W. Joseph Campbell

A nod to ‘Big Years’

In 1897, Year studies on December 13, 2009 at 8:21 pm

The “Outlook” section of today’s Washington Post carries an interesting look at recent books about important years.  “Year studies,” as they’re known in the academy.

The Post article, by the “Outlook” editor Carlos Lozada, noted that several studies were published in 2009 about years that changed the world or changed everything. “In an homage to anniversaries divisible by 10,” Lozada wrote, these books “focus on 1959, 1969, 1979 and, of course, 1989 (though ’99 is absent. Too soon?).”

As it turns out, he added, “there is plenty of competition in the Big Years department; identifying history’s most consequential calendar is a well-worn genre for journalists and historians, producing books such as David McCullough’s ‘1776,’ Margaret MacMillan’s ‘Paris 1919,’ Ray Huang’s brilliantly titled ‘1587: A Year of No Significance’ and countless more.”

Lozada might well have mentioned the first year study about U.S. media — my 2006 book, The Year That Defined American Journalism: 1897 and the Clash of Paradigms.

Philadelphia street scene in 1897

As I wrote in The Year That Defined American Journalism:

“Significantly, 1897 was the year when American journalism came face-to-face with a choice among three rival and incompatible visions, or paradigms, for the profession’s future.
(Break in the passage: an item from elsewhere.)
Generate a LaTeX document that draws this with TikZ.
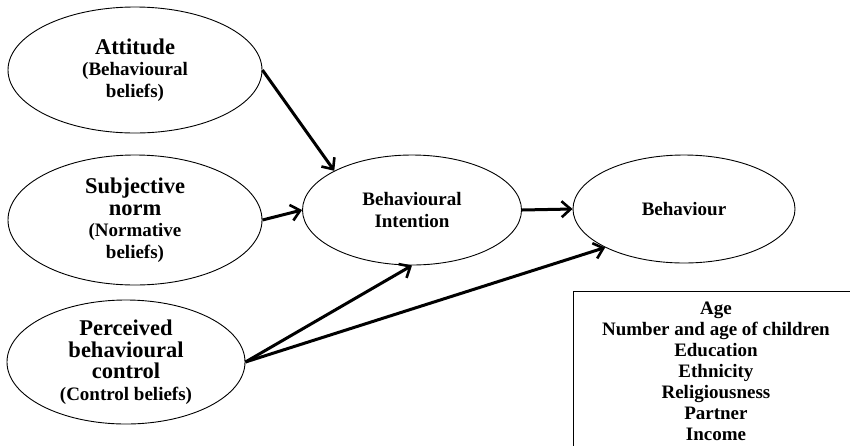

The emergence of these rival visions is central to the exceptionality of 1897. The choices that materialized then were to set a course for American journalism in the twentieth century and beyond.

“The most dramatic of the three paradigms was the self-activated, participatory model of [William Randolph] Hearst’s yellow journalism. Hearst called it the ‘journalism of action’ or the ‘journalism that acts.’ It was a paradigm of agency and engagement that went beyond gathering and publishing the news. Hearst’s New York Journal, the leading exemplar of the activist paradigm, argued that newspapers were obliged to inject themselves, conspicuously and vigorously, in righting the wrongs of public life, and in filling the void of government inaction and incompetence. …

“The antithesis of the ‘journalism of action’ was the conservative, counter-activist paradigm represented by the New York Times [of Adolph Ochs] and its lofty commitment to ‘All the News That’s Fit to Print.’ The Times model emphasized the detached, impartial, yet authoritative treatment of news. Unlike its conservative counterparts such as the New York Sun, the Times was not reluctant to adapt innovative technologies of the 1890s. The Times in 1897 made memorable use of halftone photographs in its upscale Sunday magazine supplement, presenting the images in a sober, restrained manner quite unlike the flashy treatment typical of Hearst’s yellow journalism.

The Year That Defined American Journalism: About the 'Big Year,' 1897

“The most eccentric of the three paradigms was non-journalistic, even anti-journalistic: It was a literary approach pursued by Lincoln Steffens upon his becoming city editor of the New York Commercial Advertiser in late 1897. Deliberately, and even demonstratively, Steffens shunned veteran newspapermen and instead recruited college-educated writers who had little or no experience in journalism. He then sent them out to write, to hone their talent by telling stories about the joys, hardships, and serendipity of life in New York City.”

Eighteen-ninety-seven also was the year of publication of what became American journalism’s best-known, most-reprinted editorial, the New York Sun‘s “Is There A Santa Claus?” It also was the year when the term “yellow journalism” first appeared in print, in the old New York Press. And the Times motto, “All the news that’s fit to print,” was given a permanent berth on the newspaper’s front page in 1897.

Moreover, the cinema in 1897 was in its “novelty year.” The presidential inauguration of William McKinley in March 1897 was the first to be captured on film.

But back to Lozada: He closed his article by ruminating about whether 2009 eventually will be recalled as a “Big Year.”

At this point, of course, who can tell? Lozada’s take: “it may not be a 1776 or a 1989, but 2009 seems destined to go down as a year of at least some significance. What for? Who knows. We just live here. Fortunately, it needn’t be for something that actually happened in these past 12 months, but perhaps for some future event that will be linked to our calendar.”

Not everyone finds the year study very appealing. A snarky review published during the summer in Canada’s National Post began by noting:

“Lately, it seems not a year goes by without a new book proclaiming a certain 12-month period the Most Important Year Ever.” That’s a fair point.

But in mild defense of the year-study approach, allow me to say that The Year That Defined American Journalism brought a measure of methodological freshness to journalism history. Before then, the single-year study had been neglected or overlooked in the field.